I was amazed to read that, according to Tahra’s researches, Eugen Jochum never conducted a single Dvořák symphony. One appreciates that musicians feel indifferent to certain areas of the repertoire but this was surely a wretched state of affairs. And yet he was asked to record the Violin Concerto, of all things, with Kulenkampff in 1941, a recording inferior to the contemporaneous Příhoda/Berlin State/van Kempen. Given these feelings of repertoire indifference it was all the more intriguing to see what Jochum would make of the Cello Concerto in this 1950 broadcast.
 
His soloist was Enrico Mainardi, a deeply serious artist who had already recorded the Concerto in Dresden with van Kempen and was to record it again soon in Berlin with Fritz Lehmann.

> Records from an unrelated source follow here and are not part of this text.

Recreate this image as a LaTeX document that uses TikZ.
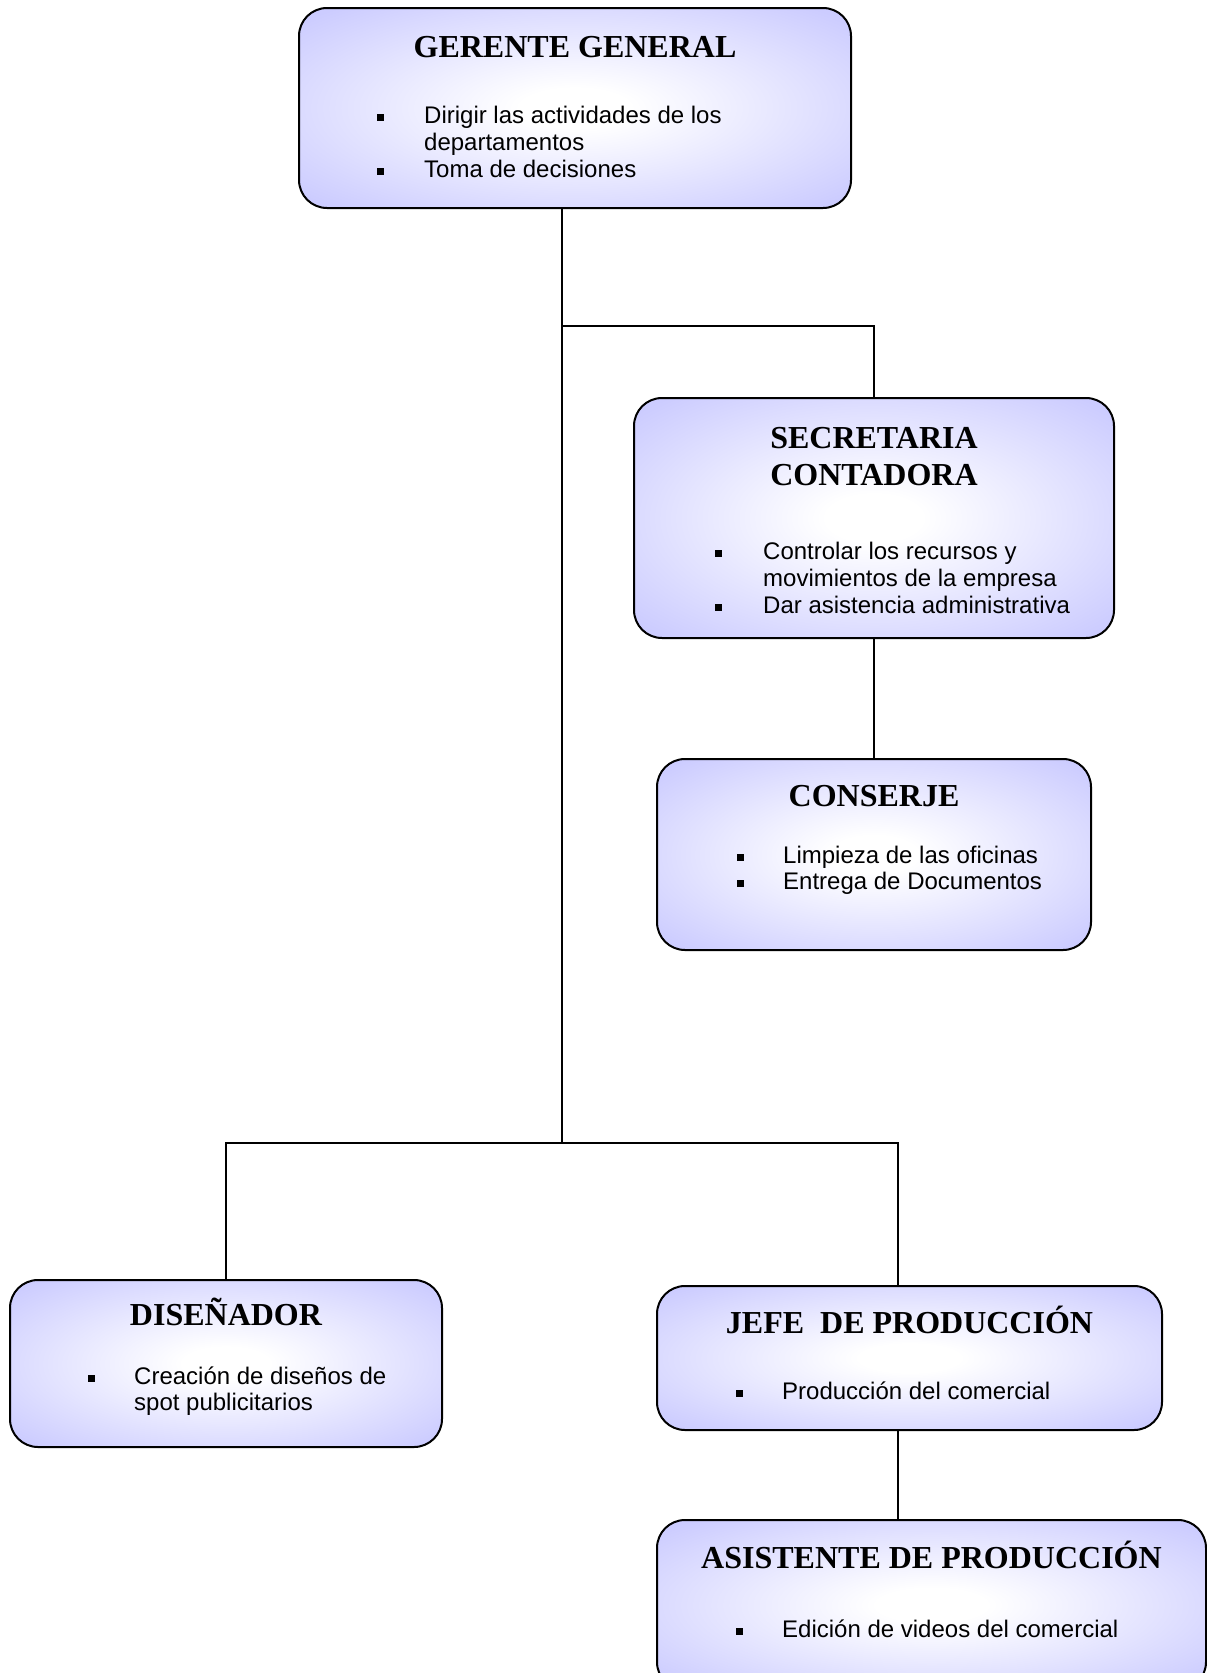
\documentclass[tikz,border=0pt]{standalone}
\usepackage{fontspec}
\setmainfont{Liberation Serif}
\newfontfamily\arialfont{Liberation Sans}
\definecolor{lav}{RGB}{204,204,255}
% soft glow: white centre fading out to lavender towards the edges
\pgfdeclareradialshading{boxglow}{\pgfpoint{0bp}{0bp}}{%
  color(0bp)=(white); color(5bp)=(white); color(33bp)=(lav); color(50bp)=(lav)}
\begin{document}
\begin{tikzpicture}[x=1pt,y=-1pt,
  box/.style={draw=black, line width=2pt, rounded corners=28pt, shading=boxglow,
    rectangle, inner sep=0pt},
  conn/.style={draw=black, line width=2pt},
  title/.style={inner sep=0pt, anchor=base, font=\fontsize{32}{37}\selectfont\bfseries},
  item/.style={inner sep=0pt, anchor=base west, font=\arialfont\fontsize{24}{27}\selectfont},
  dot/.style={fill=black, rectangle, inner sep=0pt, minimum size=7pt}]
\useasboundingbox (0,0) rectangle (1207,1673);
\fill[white] (0,0) rectangle (1207,1673);
\clip (0,0) rectangle (1207,1673);

% connector junctions
\coordinate (secJ) at (562,326);
\coordinate (trunk) at (562,1143);
\coordinate (prodJ) at (897.5,1143);

% boxes
\node[box, minimum width=552pt, minimum height=200pt] (ger) at (575,108) {};
\node[box, minimum width=480pt, minimum height=240pt] (sec) at (874,518) {};
\node[box, minimum width=434pt, minimum height=191pt] (con) at (874,854.5) {};
\node[box, minimum width=432pt, minimum height=167pt] (dis) at (226,1363.5) {};
\node[box, minimum width=505pt, minimum height=144pt] (jefe) at (909.5,1358) {};
\node[box, minimum width=549pt, minimum height=170pt] (asis) at (931.5,1605) {};

% connectors
\draw[conn] (ger.south -| trunk) -- (trunk);
\draw[conn] (secJ) -| (sec.north);
\draw[conn] (sec.south) -- (con.north);
\draw[conn] (dis.north) |- (prodJ) -- (prodJ |- jefe.north);
\draw[conn] (jefe.south -| prodJ) -- (prodJ |- asis.north);

% GERENTE GENERAL
\node[title] (gerT) at (575,57) {GERENTE GENERAL};
\node[dot] (gerB1) at (380.5,117) {};
\node[item] (gerL1) at (424,123) {Dirigir las actividades de los};
\node[item] (gerL2) at (424,150) {departamentos};
\node[dot] (gerB2) at (380.5,171) {};
\node[item] (gerL3) at (424,177) {Toma de decisiones};

% SECRETARIA CONTADORA
\node[title] (secT1) at (874,448) {SECRETARIA};
\node[title] (secT2) at (874,485) {CONTADORA};
\node[dot] (secB1) at (718.5,553) {};
\node[item] (secL1) at (763,559) {Controlar los recursos y};
\node[item] (secL2) at (763,586) {movimientos de la empresa};
\node[dot] (secB2) at (718.5,607) {};
\node[item] (secL3) at (763,613) {Dar asistencia administrativa};

% CONSERJE
\node[title] (conT) at (874,806) {CONSERJE};
\node[dot] (conB1) at (740,857) {};
\node[item] (conL1) at (783,863) {Limpieza de las oficinas};
\node[dot] (conB2) at (740,883) {};
\node[item] (conL2) at (783,889) {Entrega de Documentos};

% DISEÑADOR
\node[title] (disT) at (226,1325) {DISEÑADOR};
\node[dot] (disB1) at (91,1378) {};
\node[item] (disL1) at (134,1384) {Creación de diseños de};
\node[item] (disL2) at (134,1410) {spot publicitarios};

% JEFE DE PRODUCCIÓN
\node[title] (jefeT) at (909.5,1333) {JEFE\ \ DE PRODUCCIÓN};
\node[dot] (jefeB1) at (739,1393) {};
\node[item] (jefeL1) at (782,1399) {Producción del comercial};

% ASISTENTE DE PRODUCCIÓN
\node[title] (asisT) at (931.5,1568) {ASISTENTE DE PRODUCCIÓN};
\node[dot] (asisB1) at (739,1631) {};
\node[item] (asisL1) at (782,1637) {Edición de videos del comercial};
\end{tikzpicture}
\end{document}
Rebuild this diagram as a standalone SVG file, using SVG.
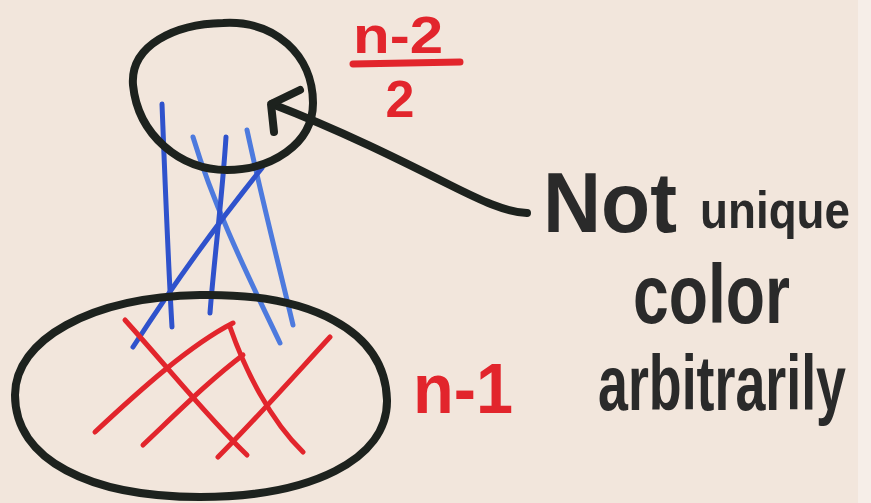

Of the three conductors regrettably Jochum is the least impressive and the most unsympathetic to the idiom. This is a slow, fitful performance, blustering and Brucknerian in places and sentimentalised in the slow movement. Jochum opens slowly and Mainardi enters rather sullenly. He uses a great deal of rubato and his tone is not always likeable; his fast vibrato also limits sensitivity of colours. Mainardi’s intonation and playing wander badly off course approaching the first movement’s climax. In theory one admires the depth and serious lyric intensity of the cellist’s playing in the slow movement – but in practice it’s too much and too undifferentiated and far too slow. The finale is rough and ready. Mainardi is ponderous here and Jochum isn’t able or willing to subdue raucous orchestral playing. Additionally it should be noted that the recording can barely contain the tuttis and becomes blowsy and overloads quite frequently.
 
All things considered, and interest in Jochum’s Dvořák sated, it’s probably best that posterity has been saved further examples of his way with the composer.
 
Bruckner of course is another matter. The conjunction of the two composers is in fact almost a polar opposite in terms of repertoire interests and competencies. He left behind two famous LP cycles of the complete symphonies, the first in the 1960s shared between the Bavarian Radio Symphony and Berlin Philharmonic (who play the Eighth) and the second recorded in Dresden in the late 1970s. Specifically the Eighth recordings were made in 1964 and 1976. There are also performances from Hamburg in 1949 – shortly before this Tahra Frankfurt one - and a late Amsterdam performance in 1984. He remained loyal to the Haas edition until some point in the 1950s when he migrated to the Nowak. By the later 1950s certainly he had entirely renounced the earlier editor’s work in favour of Haas’s successor, and this of course had implications in respect of Nowak’s cuts. But back in 1950 we find a similar level of romanticised expression as in those later commercial cycles. His opening movement is brisk but not quite as brisk as it was later to become; he remained however a very forward moving conductor of this particular movement and those who revere, say, Wand may perhaps find Jochum a touch perfunctory here. Much however is impressive even if the fuller tragic implications of the work emerge more powerfully in other hands.
 
An interesting reclamation then albeit Jochum has little penchant for Bohemia. And the Bruckner might seem superfluous to requirements given the existence of the other LP sets but this is, in fact, not quite the case. It offers a view of the younger Jochum, powerfully energised and romantically affiliated.